I attempted to learn what became of Perry after his parole. Federal Census records and a family tree on ancestry.com while not definitive provide some clues. Perry married Matilda Catherine Combs (1861-1924) in 1895. The couple had four children: William Cecil (Willie) Perry (1897-1976), Fred Perry (1898-1983), Robert E. Perry (1900-1962), and Beecher Perry (1903-1966). There is a Joe Perry in the 1930 census living as a boarder in Cabell County, West Virginia. By 1940 Perry still resided in Cabell County but was married to Annie, a woman 30 years younger. I was unable to learn when or where Perry died.
Next week: Elmer Raines, 8824
-Roger Christman, Senior State Records Archivist
Please help – I couldn’t find where it told the particulars in the case. Who he was convicted of killing, and why did the attorney feel the punishment of ten years was severe? Thanks!

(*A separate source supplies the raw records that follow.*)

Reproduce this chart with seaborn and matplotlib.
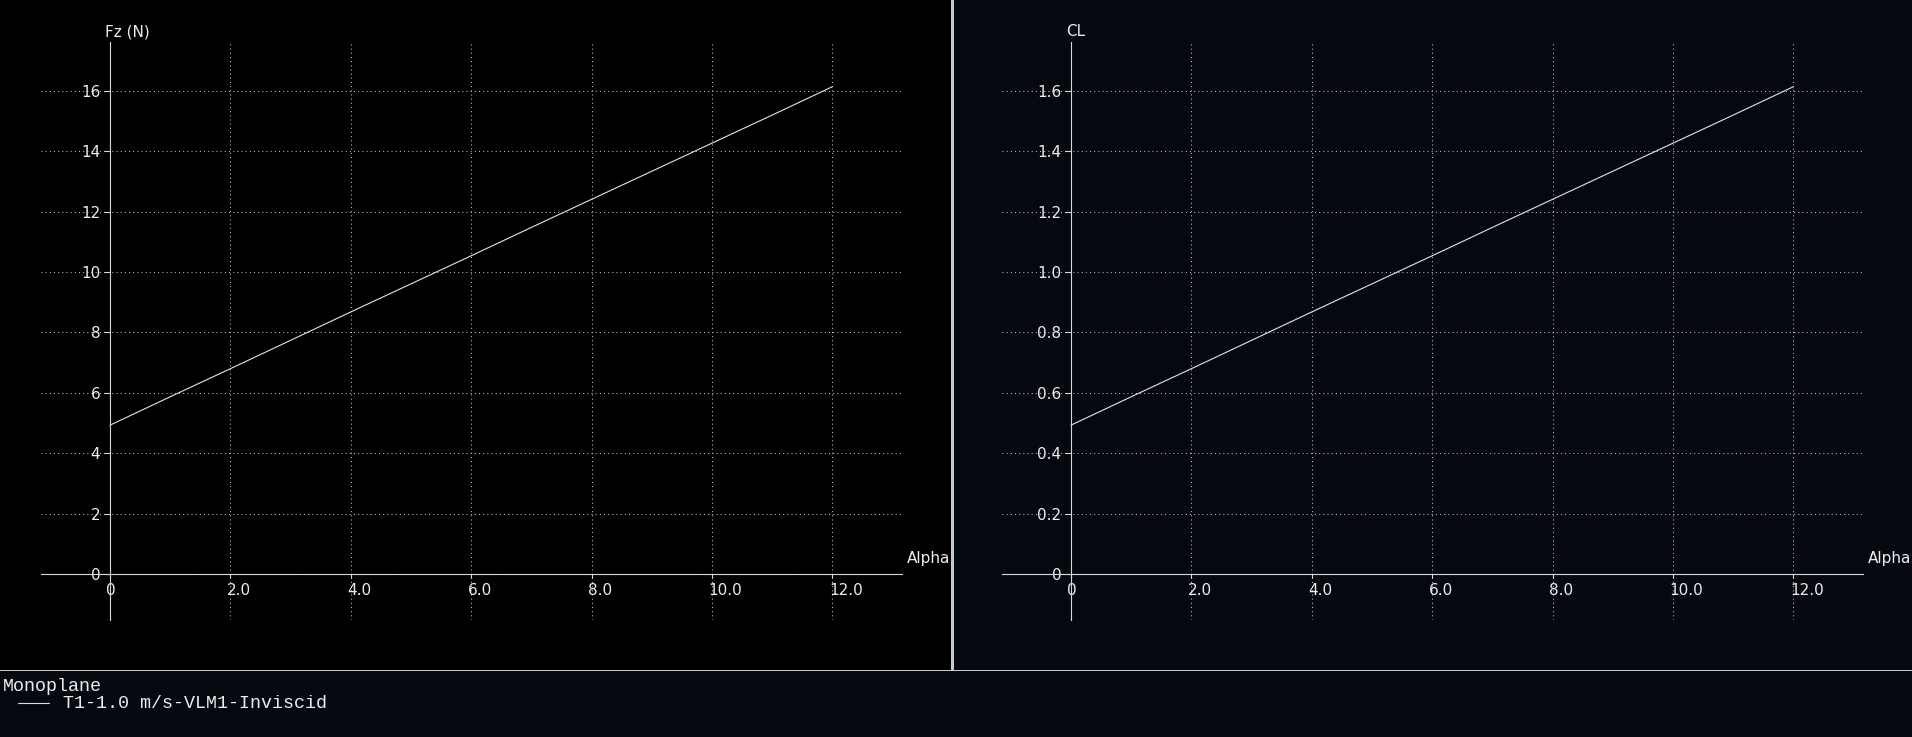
#!/usr/bin/env python3

import pandas as pd
import seaborn as sns
import matplotlib.pyplot as plt
import matplotlib.transforms as mtransforms
from matplotlib.patches import Rectangle

alpha = [0, 1, 2, 3, 4, 5, 6, 7, 8, 9, 10, 11, 12]
fz = [4.93, 5.87, 6.80, 7.74, 8.68, 9.61, 10.54, 11.48, 12.41, 13.34, 14.27, 15.20, 16.14]
cl = [0.493, 0.587, 0.680, 0.774, 0.868, 0.961, 1.054, 1.148, 1.241, 1.334, 1.427, 1.520, 1.614]

x_ticks = [0, 2, 4, 6, 8, 10, 12]
x_labels = ["0", "2.0", "4.0", "6.0", "8.0", "10.0", "12.0"]
fz_ticks = [0, 2, 4, 6, 8, 10, 12, 14, 16]
fz_labels = ["0", "2", "4", "6", "8", "10", "12", "14", "16"]
cl_ticks = [0, 0.2, 0.4, 0.6, 0.8, 1.0, 1.2, 1.4, 1.6]
cl_labels = ["0", "0.2", "0.4", "0.6", "0.8", "1.0", "1.2", "1.4", "1.6"]

legend_title = "Monoplane"
legend_entry = "T1-1.0 m/s-VLM1-Inviscid"

df = pd.DataFrame({"alpha": alpha, "fz": fz, "cl": cl})

sns.set_style("ticks")
plt.rcParams["font.family"] = ["DejaVu Sans"]

navy = "#040910"
fg = "#ececec"
W, H = 1912, 737

fig = plt.figure(figsize=(W / 100, H / 100), dpi=100, facecolor=navy)

# panel backgrounds and separators
fig.patches.append(Rectangle((0, 67 / H), 951 / W, 1 - 67 / H, transform=fig.transFigure,
                             facecolor="black", edgecolor="none", zorder=-1))
fig.patches.append(Rectangle((951 / W, 67 / H), 3 / W, 1 - 67 / H, transform=fig.transFigure,
                             facecolor="#c8c8c8", edgecolor="none", zorder=5))
fig.patches.append(Rectangle((0, 66 / H), 1, 1.5 / H, transform=fig.transFigure,
                             facecolor="#c8c8c8", edgecolor="none", zorder=5))

ax_w = 861 / W
ax_h = 578 / H
ax_b = (H - 620) / H
ax1 = fig.add_axes([41 / W, ax_b, ax_w, ax_h])
ax2 = fig.add_axes([1002 / W, ax_b, ax_w, ax_h])

panels = [
    (ax1, "fz", "Fz (N)", fz_ticks, fz_labels, (-1.523, 17.62)),
    (ax2, "cl", "CL", cl_ticks, cl_labels, (-0.1523, 1.762)),
]

shift = mtransforms.ScaledTranslation(-3.5 / 100, 0, fig.dpi_scale_trans)

for ax, col, ylabel, yt, yl, ylim in panels:
    ax.set_facecolor("none")
    sns.lineplot(data=df, x="alpha", y=col, ax=ax, color="#e4e4e4", linewidth=0.8)
    ax.set_xlim(-1.146, 13.156)
    ax.set_ylim(*ylim)
    ax.set_xlabel("")
    ax.set_ylabel("")

    for side in ["top", "right"]:
        ax.spines[side].set_visible(False)
    for side in ["left", "bottom"]:
        ax.spines[side].set_position(("data", 0))
        ax.spines[side].set_color("#d8d8d8")
        ax.spines[side].set_linewidth(0.8)

    ax.set_xticks(x_ticks)
    ax.set_xticklabels(x_labels)
    ax.set_yticks(yt)
    ax.set_yticklabels(yl)
    ax.tick_params(axis="both", colors="#d8d8d8", labelcolor=fg, labelsize=11, width=0.8)
    ax.tick_params(axis="y", length=4, pad=3)
    ax.tick_params(axis="x", length=3, pad=3.5)
    for lab in ax.get_xticklabels():
        lab.set_horizontalalignment("left")
        lab.set_transform(lab.get_transform() + shift)

    ax.grid(True, color="#bdbdbd", linestyle=(0, (1, 3)), linewidth=0.75)
    ax.set_axisbelow(True)

    ax.annotate(ylabel, xy=(0, 1), xycoords=("data", "axes fraction"),
                xytext=(-5, 10), textcoords="offset pixels",
                ha="left", va="center", color=fg, fontsize=11)
    ax.annotate("Alpha", xy=(1, 0), xycoords=("axes fraction", "data"),
                xytext=(5, 16), textcoords="offset pixels",
                ha="left", va="center", color=fg, fontsize=11)

# legend block at the bottom
fig.text(3 / W, (H - 691) / H, legend_title, family="Liberation Mono", fontsize=13.2,
         color=fg, ha="left", va="baseline")
fig.add_artist(plt.Line2D([18 / W, 49 / W], [(H - 703) / H] * 2, transform=fig.transFigure,
                          color="#dcdcdc", linewidth=0.8))
fig.text(63 / W, (H - 708) / H, legend_entry, family="Liberation Mono", fontsize=13.2,
         color=fg, ha="left", va="baseline")

plt.savefig("out.png", dpi=100, facecolor=fig.get_facecolor())
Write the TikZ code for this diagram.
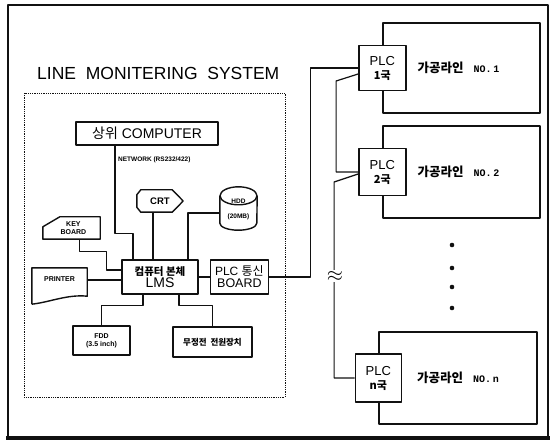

Thank you for your comment! I share your disappointment. I was unable to locate any details about this case other than the murder victim was Calvin Gibson. The Library does not have the court records for Perry’s case or any Buchanan County newspapers from 1906. I also conducted an unsuccessful search on Chronicling America on the chance the case would have appeared in other Virginia newspapers. Thank you for reading our blog.
I enjoyed the photos of the actual correspondence. Can anyone tell me how and where these papers were found? Thank you.
Thanks! Nearly all of the correspondence in this post are located within the records of the Virginia Penitentiary. The caption for each image includes the citation of the record (collection, box and folder numbers). When I processed the collection, I noted a batch of letters from former prisoners to Penitentiary Superintendent J.B. Wood. I thought Perry’s correspondence was interesting and would make a good blog post.
Joe Perry was my great-grandfather. He shot Mr Gibson in self defense during a poker game gone wrong. He was found guilty of second degree murder because he ran from the scene of the accident. Two of the witness died before the trial, which only left one witness to collaborate the Self defense. As you can see he was a model inmate and was released. Many years later, he moved to Coeburn, Virgnia and drove a taxi cab for many years and worked as a night guard at the Riverview Bus station. And that’s what I know from my daddy, his grandson.
Thanks for sharing! One of the most frustrating part of writing Mug Shot Monday blog posts is not knowing the whole story. I am grateful that our readers can fill in the blanks.